If Edward Snowden had blown the whistle on unConstitutional spy orders from the Administration of George W. Bush, would Congressional response sound different?
House Minority Leader Nancy Pelosi (D-Calif.) said Thursday that she is working on a fact sheet to illustrate why the Barack Obama Administration’s abrogation of Americans’ Constitutional rights is nobler than the Bush-era abrogation of Americans’ Constitutional rights.
Pelosi, who is advocating for the government prosecution of National Security Agency leaker Snowden, said she believes that the current President has operated within the rule of law by seeking an order from a Foreign Intelligence Surveillance Act (FISA) court to spy on Americans, whereas President George W. Bush acted unilaterally.
Of the leak that revealed the spy tactics, Pelosi said Snowden provided information to the media in direct violation of Patriot Act and FISA rules. She is joined in bipartisan support for prosecuting Snowden by a growing number of Congressional Democrats and old guard Republicans.
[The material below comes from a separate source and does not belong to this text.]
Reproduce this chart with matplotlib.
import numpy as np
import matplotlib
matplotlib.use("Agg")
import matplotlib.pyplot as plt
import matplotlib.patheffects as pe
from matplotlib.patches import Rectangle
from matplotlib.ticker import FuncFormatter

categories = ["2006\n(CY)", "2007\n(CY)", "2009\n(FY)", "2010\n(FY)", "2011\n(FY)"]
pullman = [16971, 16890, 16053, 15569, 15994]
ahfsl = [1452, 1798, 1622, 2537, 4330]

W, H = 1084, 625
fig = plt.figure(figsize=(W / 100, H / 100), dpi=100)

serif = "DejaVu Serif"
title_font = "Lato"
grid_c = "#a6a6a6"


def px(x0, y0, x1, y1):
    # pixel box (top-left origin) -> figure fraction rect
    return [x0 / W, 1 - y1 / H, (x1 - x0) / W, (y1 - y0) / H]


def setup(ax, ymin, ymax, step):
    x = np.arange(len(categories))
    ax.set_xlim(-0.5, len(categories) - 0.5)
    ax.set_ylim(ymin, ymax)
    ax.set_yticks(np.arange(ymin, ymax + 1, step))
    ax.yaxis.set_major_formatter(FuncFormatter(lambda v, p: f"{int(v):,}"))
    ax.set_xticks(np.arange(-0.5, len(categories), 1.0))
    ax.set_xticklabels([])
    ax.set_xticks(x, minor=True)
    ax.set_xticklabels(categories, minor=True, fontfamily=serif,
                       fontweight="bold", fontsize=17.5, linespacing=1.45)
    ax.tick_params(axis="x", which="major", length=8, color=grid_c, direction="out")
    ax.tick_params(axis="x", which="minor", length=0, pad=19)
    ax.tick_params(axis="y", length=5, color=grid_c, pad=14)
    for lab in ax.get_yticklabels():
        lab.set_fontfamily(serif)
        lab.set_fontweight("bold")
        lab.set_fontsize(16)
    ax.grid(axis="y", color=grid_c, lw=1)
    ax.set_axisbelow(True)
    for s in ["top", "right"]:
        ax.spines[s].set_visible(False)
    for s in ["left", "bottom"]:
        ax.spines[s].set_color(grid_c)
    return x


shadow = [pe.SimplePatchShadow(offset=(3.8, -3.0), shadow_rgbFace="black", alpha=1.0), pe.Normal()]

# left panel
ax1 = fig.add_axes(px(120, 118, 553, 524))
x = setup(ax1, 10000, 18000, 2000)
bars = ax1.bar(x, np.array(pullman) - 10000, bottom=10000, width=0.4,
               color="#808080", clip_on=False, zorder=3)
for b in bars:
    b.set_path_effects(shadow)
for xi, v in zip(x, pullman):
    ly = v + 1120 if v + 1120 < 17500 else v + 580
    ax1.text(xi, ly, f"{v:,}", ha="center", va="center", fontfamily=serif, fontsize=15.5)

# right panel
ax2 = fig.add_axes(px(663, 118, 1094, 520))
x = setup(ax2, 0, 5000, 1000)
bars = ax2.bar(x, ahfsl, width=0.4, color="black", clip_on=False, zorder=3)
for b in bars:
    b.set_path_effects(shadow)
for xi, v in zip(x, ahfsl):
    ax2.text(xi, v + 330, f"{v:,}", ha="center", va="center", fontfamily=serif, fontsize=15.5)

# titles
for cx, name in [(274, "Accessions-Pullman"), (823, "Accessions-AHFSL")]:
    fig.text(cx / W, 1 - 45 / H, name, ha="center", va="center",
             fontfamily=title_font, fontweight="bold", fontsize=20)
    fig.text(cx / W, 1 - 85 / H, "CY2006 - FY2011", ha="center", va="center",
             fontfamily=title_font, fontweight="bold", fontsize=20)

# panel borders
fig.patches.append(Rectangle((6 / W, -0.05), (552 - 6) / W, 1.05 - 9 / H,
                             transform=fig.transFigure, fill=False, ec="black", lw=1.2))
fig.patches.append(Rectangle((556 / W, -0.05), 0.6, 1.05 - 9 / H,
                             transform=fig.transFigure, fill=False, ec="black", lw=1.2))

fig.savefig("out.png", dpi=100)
“On the strength of leaking that [information], yes, that would be a prosecutable offense, and I think that he should be prosecuted,” Pelosi said.
Fellow California Senate Democrat Dianne Feinstein said that Snowden is guilty of treason.
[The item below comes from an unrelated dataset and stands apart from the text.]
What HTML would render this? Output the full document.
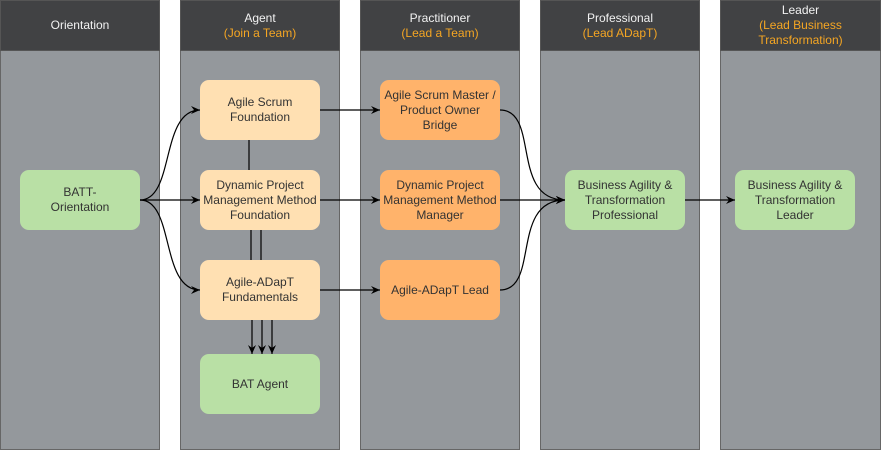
<!DOCTYPE html>
<html><head><style>
body{margin:0;width:882px;height:451px;background:#fff;position:relative;font-family:"Liberation Sans",sans-serif;overflow:hidden}
.col{position:absolute;top:0;width:160px;height:450px;background:#94989c;border:1px solid #666;box-sizing:border-box}
.hd{position:absolute;left:-1px;top:-1px;width:160px;height:51px;background:#414244;border:1px solid #555;box-sizing:border-box;color:#f2f2f2;font-size:12px;text-align:center;display:flex;flex-direction:column;justify-content:center;line-height:15px}
.hd span{color:#f5a623}
.n{position:absolute;width:120px;height:60px;border-radius:9px;display:flex;align-items:center;justify-content:center;text-align:center;font-size:12px;color:#333;line-height:15px;box-sizing:border-box}
.y{background:#ffe0b2}.o{background:#ffb36b}.g{background:#b9e0a5}
svg{position:absolute;left:0;top:0}
</style></head><body>
<div class="col" style="left:0"><div class="hd">Orientation</div></div>
<div class="col" style="left:180px"><div class="hd">Agent<span>(Join a Team)</span></div></div>
<div class="col" style="left:360px"><div class="hd">Practitioner<span>(Lead a Team)</span></div></div>
<div class="col" style="left:540px"><div class="hd">Professional<span>(Lead ADapT)</span></div></div>
<div class="col" style="left:720px;width:161px"><div class="hd" style="width:161px">Leader<span>(Lead Business Transformation)</span></div></div>
<svg width="882" height="451">
<defs><marker id="a" markerWidth="10" markerHeight="10" refX="9" refY="5" orient="auto" markerUnits="userSpaceOnUse"><path d="M0,1 L9,5 L0,9 L3,5z" fill="#000"/></marker></defs>
<g stroke="#000" fill="none" stroke-width="1.2">
<path d="M140,200 C175,200 160,110 200,110" marker-end="url(#a)"/>
<path d="M140,200 L200,200" marker-end="url(#a)"/>
<path d="M140,200 C175,200 160,290 200,290" marker-end="url(#a)"/>
<path d="M320,110 L380,110" marker-end="url(#a)"/>
<path d="M320,200 L380,200" marker-end="url(#a)"/>
<path d="M320,290 L380,290" marker-end="url(#a)"/>
<path d="M500,110 C540,110 510,200 565,200" marker-end="url(#a)"/>
<path d="M500,200 L565,200" marker-end="url(#a)"/>
<path d="M500,290 C540,290 510,200 565,200" marker-end="url(#a)"/>
<path d="M685,200 L735,200" marker-end="url(#a)"/>
<path d="M249,140 L249,170"/>
<path d="M251,230 L251,260 M261,230 L261,260"/>
<path d="M252,320 L252,354" marker-end="url(#a)"/>
<path d="M262,320 L262,354" marker-end="url(#a)"/>
<path d="M272,320 L272,354" marker-end="url(#a)"/>
</g></svg>
<div class="n g" style="left:20px;top:170px">BATT-<br>Orientation</div>
<div class="n y" style="left:200px;top:80px">Agile Scrum<br>Foundation</div>
<div class="n y" style="left:200px;top:170px">Dynamic Project<br>Management Method<br>Foundation</div>
<div class="n y" style="left:200px;top:260px">Agile-ADapT<br>Fundamentals</div>
<div class="n g" style="left:200px;top:354px">BAT Agent</div>
<div class="n o" style="left:380px;top:80px">Agile Scrum Master /<br>Product Owner<br>Bridge</div>
<div class="n o" style="left:380px;top:170px">Dynamic Project<br>Management Method<br>Manager</div>
<div class="n o" style="left:380px;top:260px">Agile-ADapT Lead</div>
<div class="n g" style="left:565px;top:170px">Business Agility &amp;<br>Transformation<br>Professional</div>
<div class="n g" style="left:735px;top:170px">Business Agility &amp;<br>Transformation<br>Leader</div>
</body></html>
“I don’t look at this as being a whistle-blower,” Sen. Dianne Feinstein (D-Calf.) said. “I think it’s an act of treason.”
The two lawmakers are in agreement with Senator Lindsey Graham (R-S.C.), who tweeted Monday: “I hope we follow Mr. Snowden to the ends of the earth to bring him to justice.”
While the aforementioned lawmakers have taken a hard stance against Snowden, the results of a recent Reuters-Ipsos poll indicate that the American populace has yet to decide whether the leaker is a patriot or a traitor. A higher number of respondents (31 percent) did, however, describe the whistle-blower as a patriot. Twenty-three percent said Snowden was a traitor and 46 percent said they didn’t know.